I started the last 25 km in a merry mood. It’s a bit like saying to yourself in an Ironman: “Okay, only 21 km to go; You can do that!” Yeah, we’ll see. The last Penguin climb wasn’t that bad. Well, it wasn’t that great, but the snow was now soft, and I was still passing people so, I had no reason to complain. With each loop, actually, it was surprising how hard the long flat sections seemed (or were they false flats…). Perhaps looking at the Parkway on the horizon was sub-consciously demoralizing as you see the distance that you have to cover whereas, in a steep climb, it is easier to focus on the task at hand. Or perhaps was it the wind although I think that having had company would have made it different. I was surprised to still be moving relatively fast, even in the last loop. Must have been the wax! The last North Loop was interesting. At the start, one man looks at me and starts going like a bullet. Now, was that an invitation? That was great fun. The second half! of the loop was even more colorful as a young lad wouldn’t give up once passed. What he didn’t know was that I had looked at my watch and saw the slim possibility of breaking 6 h 30 min mark. So, with slightly modified cool down plans: 6:29:56 and a big smile!
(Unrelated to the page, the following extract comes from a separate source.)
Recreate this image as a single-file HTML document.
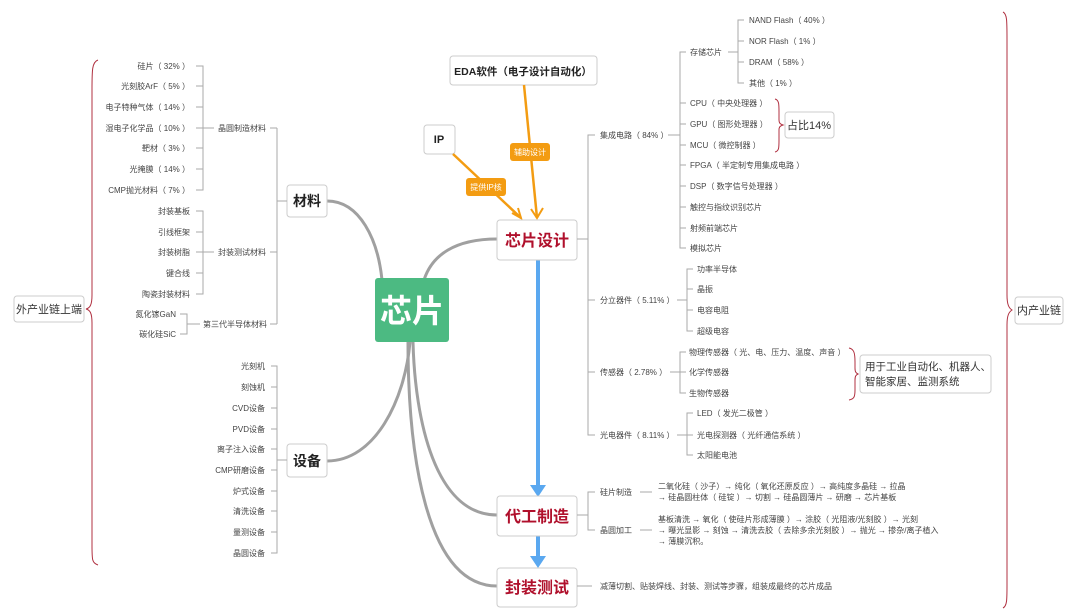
<!DOCTYPE html>
<html><head><meta charset="utf-8"><style>
html,body{margin:0;padding:0;background:#fff;}
svg{display:block;font-family:"Liberation Sans","Noto Sans CJK SC",sans-serif;}
.s{font-size:8px;fill:#444;}
.r{text-anchor:end;}
.g{stroke:#aaa;stroke-width:1;fill:none;}
.c{stroke:#a0a0a0;stroke-width:3;fill:none;}
.box{fill:#fff;stroke:#ccc;stroke-width:1;}
.b{font-size:14px;font-weight:bold;fill:#222;}
.red{font-size:16px;font-weight:bold;fill:#b0102c;}
.br{stroke:#b03040;stroke-width:1;fill:none;}
.m{font-size:11px;fill:#333;}
</style></head><body>
<svg width="1080" height="615" viewBox="0 0 1080 615">
<path class="c" d="M327,201 C360,201 378,240 382,280"/>
<path class="c" d="M497,239 C455,239 432,255 424,280"/>
<path class="c" d="M327,461 C375,461 405,400 410,342"/>
<path class="c" d="M497,515 C435,515 415,420 413,342"/>
<path class="c" d="M497,586 C425,586 408,450 408,342"/>
<rect x="375" y="278" width="74" height="64" rx="3" fill="#4cba82"/>
<text x="412" y="322" font-size="32" font-weight="bold" fill="#fff" text-anchor="middle">芯片</text>

<path class="br" d="M98,60 C92,62 92,70 92,90 L92,295 C92,305 90,308 86,309 C90,310 92,313 92,323 L92,545 C92,560 92,563 98,565"/>
<rect class="box" x="14" y="296" width="70" height="26" rx="3"/>
<text x="49" y="313" class="m" text-anchor="middle">外产业链上端</text>

<rect class="box" x="287" y="185" width="40" height="32" rx="3"/>
<text x="307" y="206" class="b" text-anchor="middle">材料</text>
<path class="g" d="M287,201 H277 M277,128 V324 M270,128 H277 M270,252 H277 M270,324 H277"/>
<text x="218" y="131" class="s">晶圆制造材料</text>
<text x="218" y="255" class="s">封装测试材料</text>
<text x="203" y="327" class="s">第三代半导体材料</text>
<path class="g" d="M196,66 H203 V190 H196 M196,86 H203 M196,107 H203 M196,128 H203 M196,148 H203 M196,169 H203 M203,128 H214"/>
<path class="g" d="M196,211 H203 V294 H196 M196,232 H203 M196,252 H203 M196,273 H203 M203,252 H214"/>
<path class="g" d="M180,314 H187 V334 H180 M187,324 H200"/>
<g class="s r">
<text x="190" y="69">硅片（ 32% ）</text>
<text x="190" y="89">光刻胶ArF（ 5% ）</text>
<text x="190" y="110">电子特种气体（ 14% ）</text>
<text x="190" y="131">湿电子化学品（ 10% ）</text>
<text x="190" y="151">靶材（ 3% ）</text>
<text x="190" y="172">光掩膜（ 14% ）</text>
<text x="190" y="193">CMP抛光材料（ 7% ）</text>
<text x="190" y="214">封装基板</text>
<text x="190" y="235">引线框架</text>
<text x="190" y="255">封装树脂</text>
<text x="190" y="276">键合线</text>
<text x="190" y="297">陶瓷封装材料</text>
<text x="176" y="317">氮化镓GaN</text>
<text x="176" y="337">碳化硅SiC</text>
</g>

<rect class="box" x="287" y="444" width="40" height="33" rx="3"/>
<text x="307" y="466" class="b" text-anchor="middle">设备</text>
<path class="g" d="M287,460 H277 M271,366 H277 V553 H271 M271,387 H277 M271,408 H277 M271,429 H277 M271,449 H277 M271,470 H277 M271,491 H277 M271,511 H277 M271,532 H277"/>
<g class="s r">
<text x="265" y="369">光刻机</text>
<text x="265" y="390">刻蚀机</text>
<text x="265" y="411">CVD设备</text>
<text x="265" y="432">PVD设备</text>
<text x="265" y="452">离子注入设备</text>
<text x="265" y="473">CMP研磨设备</text>
<text x="265" y="494">炉式设备</text>
<text x="265" y="514">清洗设备</text>
<text x="265" y="535">量测设备</text>
<text x="265" y="556">晶圆设备</text>
</g>

<rect class="box" x="450" y="56" width="147" height="29" rx="3"/>
<text x="523" y="75" font-size="10.5" font-weight="bold" fill="#222" text-anchor="middle">EDA软件（电子设计自动化）</text>
<rect class="box" x="424" y="125" width="31" height="29" rx="3"/>
<text x="439" y="143" font-size="11" font-weight="bold" fill="#222" text-anchor="middle">IP</text>
<path d="M524,85 L537,218 M453,154 L521,218" stroke="#f39c12" stroke-width="2.5" fill="none"/>
<path d="M531,209 L537,218 L543,208 M512,213 L521,218 L518,208" stroke="#f39c12" stroke-width="2" fill="none"/>
<rect x="510" y="143" width="40" height="18" rx="3" fill="#f39c12"/>
<text x="530" y="155" font-size="8" fill="#fff" text-anchor="middle">辅助设计</text>
<rect x="466" y="178" width="40" height="18" rx="3" fill="#f39c12"/>
<text x="486" y="190" font-size="8" fill="#fff" text-anchor="middle">提供IP核</text>

<path d="M538,260 V488 M538,536 V560" stroke="#5aa8f0" stroke-width="4" fill="none"/>
<path d="M530,485 L546,485 L538,497 Z M530,556 L546,556 L538,568 Z" fill="#5aa8f0"/>

<rect class="box" x="497" y="220" width="80" height="40" rx="3"/>
<text x="537" y="246" class="red" text-anchor="middle">芯片设计</text>
<rect class="box" x="497" y="496" width="80" height="40" rx="3"/>
<text x="537" y="522" class="red" text-anchor="middle">代工制造</text>
<rect class="box" x="497" y="568" width="80" height="39" rx="3"/>
<text x="537" y="593" class="red" text-anchor="middle">封装测试</text>

<path class="g" d="M577,239 H588 M595,135 H588 V435 H595 M588,300 H595 M588,372 H595"/>
<g class="s">
<text x="600" y="138">集成电路（ 84% ）</text>
<text x="600" y="303">分立器件（ 5.11% ）</text>
<text x="600" y="375">传感器（ 2.78% ）</text>
<text x="600" y="438">光电器件（ 8.11% ）</text>
</g>
<path class="g" d="M668,135 H680 M686,52 H680 V248 H686 M680,103 H686 M680,124 H686 M680,145 H686 M680,165 H686 M680,186 H686 M680,207 H686 M680,228 H686"/>
<path class="g" d="M728,52 H738 M744,20 H738 V83 H744 M738,41 H744 M738,62 H744"/>
<g class="s">
<text x="690" y="55">存储芯片</text>
<text x="690" y="106">CPU（ 中央处理器 ）</text>
<text x="690" y="127">GPU（ 图形处理器 ）</text>
<text x="690" y="148">MCU（ 微控制器 ）</text>
<text x="690" y="168">FPGA（ 半定制专用集成电路 ）</text>
<text x="690" y="189">DSP（ 数字信号处理器 ）</text>
<text x="690" y="210">触控与指纹识别芯片</text>
<text x="690" y="231">射频前端芯片</text>
<text x="690" y="251">模拟芯片</text>
<text x="749" y="23">NAND Flash（ 40% ）</text>
<text x="749" y="44">NOR Flash（ 1% ）</text>
<text x="749" y="65">DRAM（ 58% ）</text>
<text x="749" y="86">其他（ 1% ）</text>
</g>
<path class="br" d="M775,99 C779,100 779,104 779,112 L779,120 C779,123 780,124 783,125 C780,126 779,127 779,130 L779,140 C779,148 779,151 775,152"/>
<rect class="box" x="785" y="112" width="49" height="26" rx="3"/>
<text x="809" y="129" class="m" text-anchor="middle">占比14%</text>

<path class="g" d="M677,300 H687 M693,269 H687 V331 H693 M687,289 H693 M687,310 H693"/>
<g class="s">
<text x="697" y="272">功率半导体</text>
<text x="697" y="292">晶振</text>
<text x="697" y="313">电容电阻</text>
<text x="697" y="334">超级电容</text>
</g>
<path class="g" d="M670,372 H680 M686,352 H680 V393 H686 M680,372 H686"/>
<g class="s">
<text x="689" y="355">物理传感器（ 光、电、压力、温度、声音 ）</text>
<text x="689" y="375">化学传感器</text>
<text x="689" y="396">生物传感器</text>
</g>
<path class="br" d="M849,348 C854,349 855,353 855,362 L855,368 C855,372 856,373 858,374 C856,375 855,376 855,380 L855,390 C855,397 854,399 849,400"/>
<rect class="box" x="860" y="355" width="131" height="38" rx="3"/>
<text x="865" y="370" font-size="10.5" fill="#333">用于工业自动化、机器人、</text>
<text x="865" y="385" font-size="10.5" fill="#333">智能家居、监测系统</text>

<path class="g" d="M677,435 H687 M693,413 H687 V455 H693 M687,435 H693"/>
<g class="s">
<text x="697" y="416">LED（ 发光二极管 ）</text>
<text x="697" y="438">光电探测器（ 光纤通信系统 ）</text>
<text x="697" y="458">太阳能电池</text>
</g>

<path class="g" d="M577,515 H588 M595,492 H588 V530 H595 M640,492 H652 M640,530 H652"/>
<g class="s">
<text x="600" y="495">硅片制造</text>
<text x="600" y="533">晶圆加工</text>
<text x="658" y="489">二氧化硅（ 沙子）→ 纯化（ 氧化还原反应 ）→ 高纯度多晶硅 → 拉晶</text>
<text x="658" y="500">→ 硅晶圆柱体（ 硅锭 ）→ 切割 → 硅晶圆薄片 → 研磨 → 芯片基板</text>
<text x="658" y="522">基板清洗 → 氧化（ 使硅片形成薄膜 ）→ 涂胶（ 光阻液/光刻胶 ）→ 光刻</text>
<text x="658" y="533">→ 曝光显影 → 刻蚀 → 清洗去胶（ 去除多余光刻胶 ）→ 抛光 → 掺杂/离子植入</text>
<text x="658" y="544">→ 薄膜沉积。</text>
</g>
<path class="g" d="M577,586 H592"/>
<text x="600" y="589" class="s">减薄切割、贴装焊线、封装、测试等步骤，组装成最终的芯片成品</text>

<path class="br" d="M1003,12 C1007,14 1007,20 1007,40 L1007,295 C1007,305 1009,308 1012,310 C1009,312 1007,315 1007,325 L1007,585 C1007,600 1007,606 1003,608"/>
<rect class="box" x="1015" y="297" width="48" height="27" rx="3"/>
<text x="1039" y="314" class="m" text-anchor="middle">内产业链</text>
</svg>
</body></html>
Aside from the perfect weather and snow conditions, there was something special about that day, about doing it alone and experiencing it all. As I always say, I feel very fortunate to have the health, the fitness and the resources to do those things. I also feel privileged to be around people who make these things possible: Thanks, Dev, and congrats to you and to all crazy skiers who took part in Penguinman 2008!